Julius Nyang'oro

Julius Nyang'oro (born 1954) is a writer, political scientist and legal scholar.[1] Julius Nyang’Oro was the chairman of the Department of African and African-American Studies for over ten years. He led the department from its infancy as a curriculum to its status as a Department in 1996.He retired from the University in 2012.


Nyang'oro was born in 1954. He attended the University of Dar es Salaam in Tanzania graduating with a BA (Upper second Class) in Political Science and International Relations. He holds a master's and PhD degrees in Political Science from Miami University.

He also holds a JD from Duke University. Professor Nyang'oro spent most of his academic career at the University of North Carolina and has been a leading member in the Africanist community in the United States. His earlier academic writings were on Africa's political and economic underdevelopment. His first book entitled The State and Capitalist Development in Africa was published in 1989.

Subsequent to that, he published books on political development in Africa, notably on the question of civil society with much of the work dealing with Eastern and Southern Africa.


Since 2010, Professor Nyang’oro’s work has concentrated on Tanzania, writing three books on the subject: JK: a Political Biography of Jakaya Mrisho Kikwete (2010), Politics and Public Policy in Tanzania (2016); and ESCROW: Politics and Energy in Tanzania (2016).  These three books easily catapulted him into an authority on Tanzanian and African politics in general, making him a regular commentator on programs such as BBC, VOA and Deutsche Welle.    
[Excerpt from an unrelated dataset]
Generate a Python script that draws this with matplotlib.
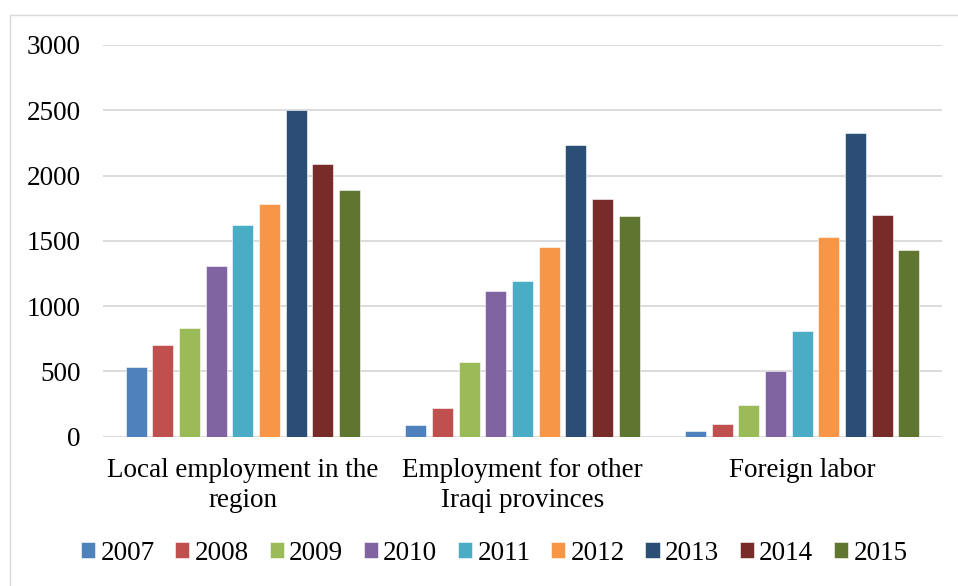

Besides his academic work, Professor Nyang’oro has worked in the past few years as an international consultant on matters related to African development and security.


In 2011 during an investigation at the University of North Carolina at Chapel Hill, it was alleged that there were classes which instructors didn’t teach and falsified grade changes and faked faculty signatures on grade reports. After more than five years of investigation by the NCAA, the University was cleared of any wrong doing in 2017. Charges against Professor Nyang’oro for having falsely obtained $12,000 for a course he allegedly did not teach were also dismissed, thus making the whole episode a non-issue.